Repeat what the lines below say, word for word, and skip every image.

════════

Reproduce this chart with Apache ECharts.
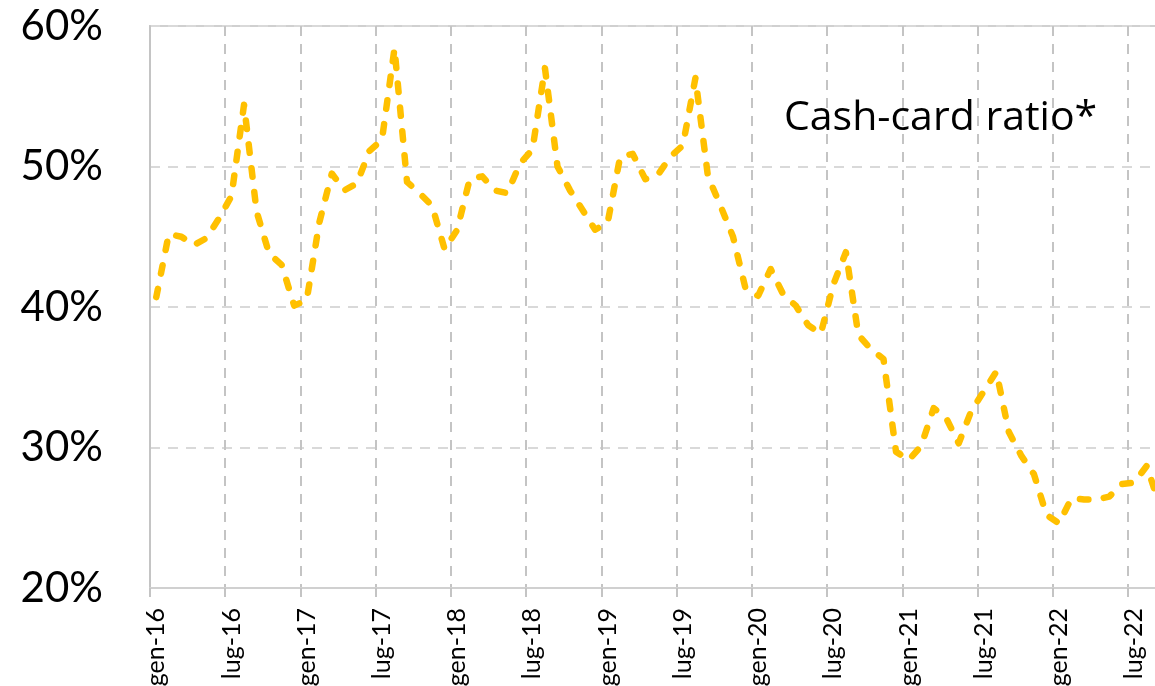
<!DOCTYPE html>
<html>
<head>
<meta charset="utf-8">
<script src="https://cdn.jsdelivr.net/npm/echarts@6/dist/echarts.min.js"></script>
<style>
html,body{margin:0;padding:0;background:#fff;overflow:hidden;}
#chart{width:1155px;height:686px;}
</style>
</head>
<body>
<div id="chart"></div>
<script>
// Monthly categories gen-16 .. set-22 (Italian month abbreviations)
const months = ['gen','feb','mar','apr','mag','giu','lug','ago','set','ott','nov','dic'];
const years = ['16','17','18','19','20','21','22'];
const categories = [];
for (const y of years) for (const m of months) categories.push(m + '-' + y);
categories.length = 81; // through set-22

// Cash-card ratio (%)
const ratio2016 = [40.7, 45.2, 45.0, 44.4, 44.9, 46.3, 47.9, 54.4, 46.8, 43.8, 43.0, 40.1];
const ratio2017 = [40.5, 46.0, 49.5, 48.3, 48.8, 51.1, 51.9, 58.4, 48.9, 48.1, 47.2, 44.1];
const ratio2018 = [45.5, 49.1, 49.3, 48.3, 48.1, 50.2, 51.2, 57.0, 50.0, 48.3, 46.9, 45.5];
const ratio2019 = [46.0, 50.7, 50.9, 49.1, 49.4, 50.7, 51.5, 56.3, 49.3, 47.2, 45.0, 41.3];
const ratio2020 = [40.8, 42.7, 40.9, 40.1, 38.7, 38.1, 41.6, 43.9, 38.0, 37.0, 36.3, 29.7];
const ratio2021 = [29.1, 30.1, 32.8, 32.1, 30.3, 32.6, 34.0, 35.4, 31.1, 29.4, 28.1, 25.2];
const ratio2022 = [24.6, 26.4, 26.3, 26.3, 26.5, 27.4, 27.5, 28.7, 25.9];
const ratio = [].concat(ratio2016, ratio2017, ratio2018, ratio2019, ratio2020, ratio2021, ratio2022);

const yTicks = { min: 20, max: 60, interval: 10 };
const titleText = 'Cash-card ratio*';

const chart = echarts.init(document.getElementById('chart'), null, { renderer: 'canvas' });
chart.setOption({
  animation: false,
  backgroundColor: '#ffffff',
  title: {
    text: titleText,
    left: 779,
    top: 93,
    textStyle: { fontFamily: 'Open Sans', fontSize: 41, fontWeight: 'normal', color: '#000000' }
  },
  grid: {
    left: 150, top: 26, bottom: 98, width: 1015.6,
    outerBoundsMode: 'none', containLabel: false,
    show: true, borderColor: '#d0d0d0', borderWidth: 2, backgroundColor: 'transparent'
  },
  xAxis: {
    type: 'category',
    data: categories,
    boundaryGap: true,
    axisLine: { show: true, lineStyle: { color: '#d0d0d0', width: 2 } },
    axisTick: { show: true, interval: 5, length: 9, lineStyle: { color: '#c4c4c4', width: 2 } },
    axisLabel: {
      interval: 5, rotate: 90, margin: 20,
      fontFamily: 'Lato', fontSize: 25, color: '#000000'
    },
    splitLine: { show: true, interval: 5, lineStyle: { color: '#c4c4c4', width: 2, type: [10, 8] } }
  },
  yAxis: {
    type: 'value',
    min: yTicks.min, max: yTicks.max, interval: yTicks.interval,
    axisLine: { show: true, lineStyle: { color: '#c4c4c4', width: 2 } },
    axisTick: { show: false },
    axisLabel: {
      formatter: '{value}%', margin: 47,
      fontFamily: 'Lato', fontSize: 42, color: '#000000'
    },
    splitLine: { show: true, lineStyle: { color: '#d9d9d9', width: 2, type: [10, 8] } }
  },
  series: [{
    type: 'line',
    data: ratio,
    symbol: 'none',
    smooth: false,
    lineStyle: { color: '#FFC000', width: 6.5, type: [8.5, 15.5], cap: 'round', join: 'round' }
  }]
});
</script>
</body>
</html>
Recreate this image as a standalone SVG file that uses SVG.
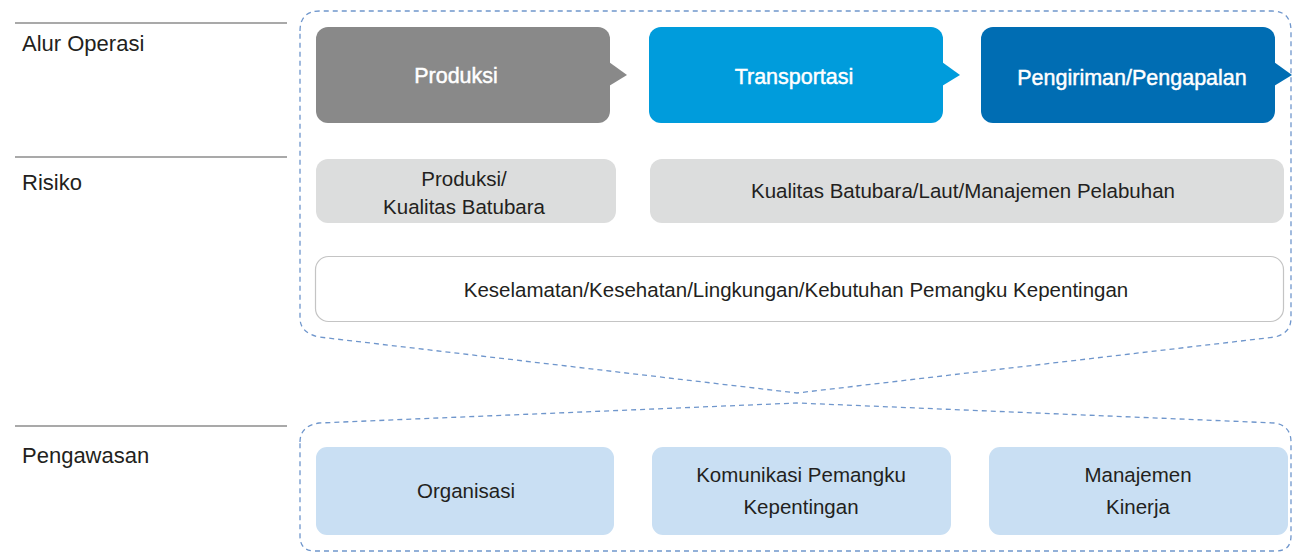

════════

_Output of the exercise_.
Reproduce this chart with Apache ECharts.
<!DOCTYPE html>
<html>
<head>
<meta charset="utf-8">
<script src="https://cdn.jsdelivr.net/npm/echarts@6/dist/echarts.min.js"></script>
<style>
html,body{margin:0;padding:0;background:#fff;overflow:hidden;}
#chart{width:1155px;height:686px;}
</style>
</head>
<body>
<div id="chart"></div>
<script>
// Monthly categories gen-16 .. set-22 (Italian month abbreviations)
const months = ['gen','feb','mar','apr','mag','giu','lug','ago','set','ott','nov','dic'];
const years = ['16','17','18','19','20','21','22'];
const categories = [];
for (const y of years) for (const m of months) categories.push(m + '-' + y);
categories.length = 81; // through set-22

// Cash-card ratio (%)
const ratio2016 = [40.7, 45.2, 45.0, 44.4, 44.9, 46.3, 47.9, 54.4, 46.8, 43.8, 43.0, 40.1];
const ratio2017 = [40.5, 46.0, 49.5, 48.3, 48.8, 51.1, 51.9, 58.4, 48.9, 48.1, 47.2, 44.1];
const ratio2018 = [45.5, 49.1, 49.3, 48.3, 48.1, 50.2, 51.2, 57.0, 50.0, 48.3, 46.9, 45.5];
const ratio2019 = [46.0, 50.7, 50.9, 49.1, 49.4, 50.7, 51.5, 56.3, 49.3, 47.2, 45.0, 41.3];
const ratio2020 = [40.8, 42.7, 40.9, 40.1, 38.7, 38.1, 41.6, 43.9, 38.0, 37.0, 36.3, 29.7];
const ratio2021 = [29.1, 30.1, 32.8, 32.1, 30.3, 32.6, 34.0, 35.4, 31.1, 29.4, 28.1, 25.2];
const ratio2022 = [24.6, 26.4, 26.3, 26.3, 26.5, 27.4, 27.5, 28.7, 25.9];
const ratio = [].concat(ratio2016, ratio2017, ratio2018, ratio2019, ratio2020, ratio2021, ratio2022);

const yTicks = { min: 20, max: 60, interval: 10 };
const titleText = 'Cash-card ratio*';

const chart = echarts.init(document.getElementById('chart'), null, { renderer: 'canvas' });
chart.setOption({
  animation: false,
  backgroundColor: '#ffffff',
  title: {
    text: titleText,
    left: 779,
    top: 93,
    textStyle: { fontFamily: 'Open Sans', fontSize: 41, fontWeight: 'normal', color: '#000000' }
  },
  grid: {
    left: 150, top: 26, bottom: 98, width: 1015.6,
    outerBoundsMode: 'none', containLabel: false,
    show: true, borderColor: '#d0d0d0', borderWidth: 2, backgroundColor: 'transparent'
  },
  xAxis: {
    type: 'category',
    data: categories,
    boundaryGap: true,
    axisLine: { show: true, lineStyle: { color: '#d0d0d0', width: 2 } },
    axisTick: { show: true, interval: 5, length: 9, lineStyle: { color: '#c4c4c4', width: 2 } },
    axisLabel: {
      interval: 5, rotate: 90, margin: 20,
      fontFamily: 'Lato', fontSize: 25, color: '#000000'
    },
    splitLine: { show: true, interval: 5, lineStyle: { color: '#c4c4c4', width: 2, type: [10, 8] } }
  },
  yAxis: {
    type: 'value',
    min: yTicks.min, max: yTicks.max, interval: yTicks.interval,
    axisLine: { show: true, lineStyle: { color: '#c4c4c4', width: 2 } },
    axisTick: { show: false },
    axisLabel: {
      formatter: '{value}%', margin: 47,
      fontFamily: 'Lato', fontSize: 42, color: '#000000'
    },
    splitLine: { show: true, lineStyle: { color: '#d9d9d9', width: 2, type: [10, 8] } }
  },
  series: [{
    type: 'line',
    data: ratio,
    symbol: 'none',
    smooth: false,
    lineStyle: { color: '#FFC000', width: 6.5, type: [8.5, 15.5], cap: 'round', join: 'round' }
  }]
});
</script>
</body>
</html>
Recreate this image as a standalone SVG file that uses SVG.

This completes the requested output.